Published online by Cambridge University Press: 11 August 2009
Abstract
Cosmology faces three distinct challenges in the next decade. (i) The dark sector, both dark matter and dark energy, dominates the universe. Key questions include determining the nature of the dark matter and whether dark energy can be identified with, or if dynamical, replace, the cosmological constant. Nor, given the heated level of current debates about the nature of gravity and string theory, can one yet unreservedly accept that dark matter or the cosmological constant/dark energy actually exists.
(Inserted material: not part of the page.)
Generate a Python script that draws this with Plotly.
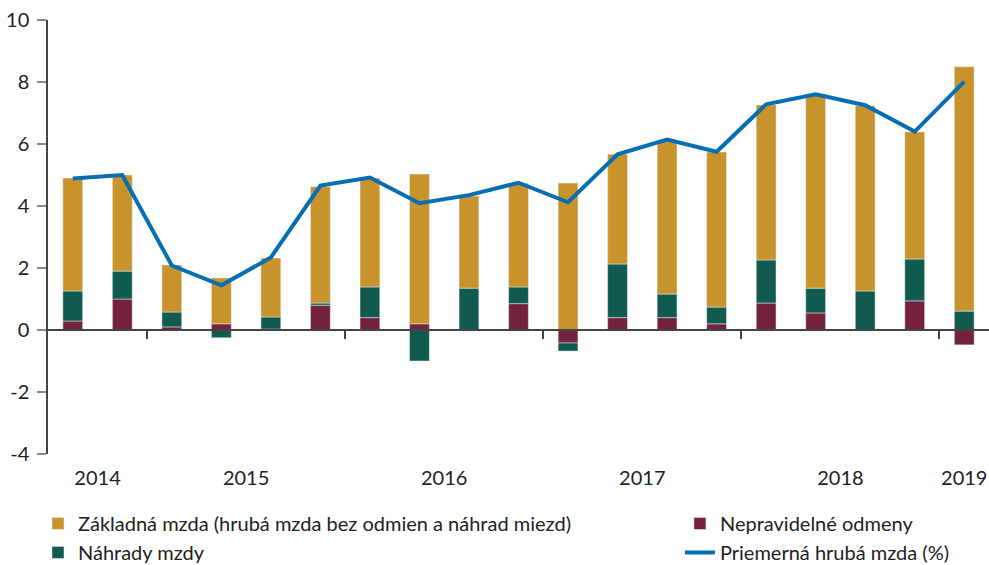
import plotly.graph_objects as go

quarters = ["2014Q3", "2014Q4", "2015Q1", "2015Q2", "2015Q3", "2015Q4",
            "2016Q1", "2016Q2", "2016Q3", "2016Q4", "2017Q1", "2017Q2",
            "2017Q3", "2017Q4", "2018Q1", "2018Q2", "2018Q3", "2018Q4", "2019Q1"]

zakladna = [3.64, 3.10, 1.52, 1.48, 1.90, 3.75, 3.51, 4.83, 2.97, 3.34, 4.74, 3.54,
            4.97, 5.00, 5.00, 6.26, 5.97, 4.10, 7.88]
nahrady = [0.97, 0.90, 0.48, -0.25, 0.39, 0.07, 0.99, -1.00, 1.35, 0.54, -0.26, 1.73,
           0.76, 0.54, 1.39, 0.80, 1.26, 1.35, 0.61]
odmeny = [0.29, 1.00, 0.10, 0.20, 0.03, 0.80, 0.40, 0.20, 0.00, 0.85, -0.42, 0.40,
          0.40, 0.20, 0.87, 0.55, 0.00, 0.94, -0.48]
priemerna = [4.89, 5.00, 2.08, 1.44, 2.34, 4.66, 4.92, 4.09, 4.35, 4.75, 4.12, 5.67,
             6.14, 5.75, 7.28, 7.60, 7.25, 6.40, 8.01]

year_labels = ["2014", "2015", "2016", "2017", "2018", "2019"]
year_label_pos = [0.5, 3.5, 7.5, 11.5, 15.5, 18]
year_boundaries = [1.5, 5.5, 9.5, 13.5, 17.5]

y_ticks = [-4, -2, 0, 2, 4, 6, 8, 10]
y_tick_labels = ["-4", "-2", "0", "2", "4", "6", "8", "10"]
y_min, y_max = -4, 10

GOLD = "#C8932B"
GREEN = "#115A4F"
WINE = "#74213D"
BLUE = "#066EB2"
TEXT = "#222222"
FONT = "Lato"
FS = 20

x = list(range(len(quarters)))

fig = go.Figure()
fig.add_trace(go.Bar(x=x, y=odmeny, name="Nepravidelné odmeny", marker_color=WINE,
                     width=0.4, legend="legend2", legendrank=1))
fig.add_trace(go.Bar(x=x, y=nahrady, name="Náhrady mzdy", marker_color=GREEN,
                     width=0.4, legend="legend", legendrank=2))
fig.add_trace(go.Bar(x=x, y=zakladna,
                     name="Základná mzda (hrubá mzda bez odmien a náhrad miezd)",
                     marker_color=GOLD, width=0.4, legend="legend", legendrank=1))
fig.add_trace(go.Scatter(x=x, y=priemerna, name="Priemerná hrubá mzda (%)",
                         mode="lines", line=dict(color=BLUE, width=4),
                         legend="legend2", legendrank=2))
# invisible trace hosting the zero-line axis with year-boundary ticks
fig.add_trace(go.Scatter(x=x, y=[None] * len(x), xaxis="x2", showlegend=False,
                         hoverinfo="skip"))

zero_pos = (0 - y_min) / (y_max - y_min)

legend_common = dict(orientation="v", yanchor="top", xanchor="left",
                     xref="container", yref="container",
                     font=dict(family=FONT, size=FS, color=TEXT),
                     bgcolor="rgba(0,0,0,0)", traceorder="normal", tracegroupgap=0)

fig.update_layout(
    width=989, height=565,
    margin=dict(l=48, r=0, t=20, b=111, autoexpand=False),
    paper_bgcolor="white", plot_bgcolor="white",
    barmode="relative",
    font=dict(family=FONT, size=FS, color=TEXT),
    xaxis=dict(range=[-0.5, 18.5], tickvals=year_label_pos, ticktext=year_labels,
               showline=False, showgrid=False, zeroline=False,
               ticks="outside", ticklen=6, tickcolor="rgba(0,0,0,0)",
               tickfont=dict(family=FONT, size=FS, color=TEXT)),
    xaxis2=dict(range=[-0.5, 18.5], overlaying="x", anchor="free", position=zero_pos,
                showline=True, linecolor="#444444", linewidth=1.5,
                tickvals=year_boundaries, ticktext=[""] * len(year_boundaries),
                ticks="outside", ticklen=8, tickcolor="#444444", tickwidth=1.5,
                showgrid=False, zeroline=False),
    yaxis=dict(range=[y_min, y_max], tickvals=y_ticks, ticktext=y_tick_labels,
               showgrid=False, zeroline=False,
               showline=True, linecolor="#444444", linewidth=1.5,
               ticks="outside", ticklen=9, tickcolor="#888888", tickwidth=1.5,
               ticklabelstandoff=4,
               tickfont=dict(family=FONT, size=FS, color=TEXT)),
    legend=dict(x=0.0384, y=0.108, **legend_common),
    legend2=dict(x=0.6875, y=0.108, **legend_common),
    showlegend=True,
)

fig.write_html("out.html", config={"displayModeBar": False},
               post_script="document.body.style.margin='0';document.body.style.overflow='hidden';")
Improved observational probes are crucial in this regard. (ii) Galaxy formation was initiated at around the epoch of reionization: we need to understand how and when the universe was reionized, as well as to develop probes of what happened at earlier epochs. (iii) Our simple dark matter-driven picture of galaxy assembly is seemingly at odds with several observational results, including the presence of ultraluminous infrared galaxies (ULIRGS) at high redshift, the ‘downsizing’ signature whereby massive objects terminate their star formation prior to those of lower masses, chemical signatures of α-element ratios in early-type galaxies and suggestions that merging may not be important in defining the Hubble sequence. Any conclusions, however, are premature, given current uncertainties about possible hierarchy-inverting processes involved with feedback. Understanding the physical implications of these observational results in terms of a model of star formation in galaxies is a major challenge for theorists and refining the observational uncertainties is a major goal for observers.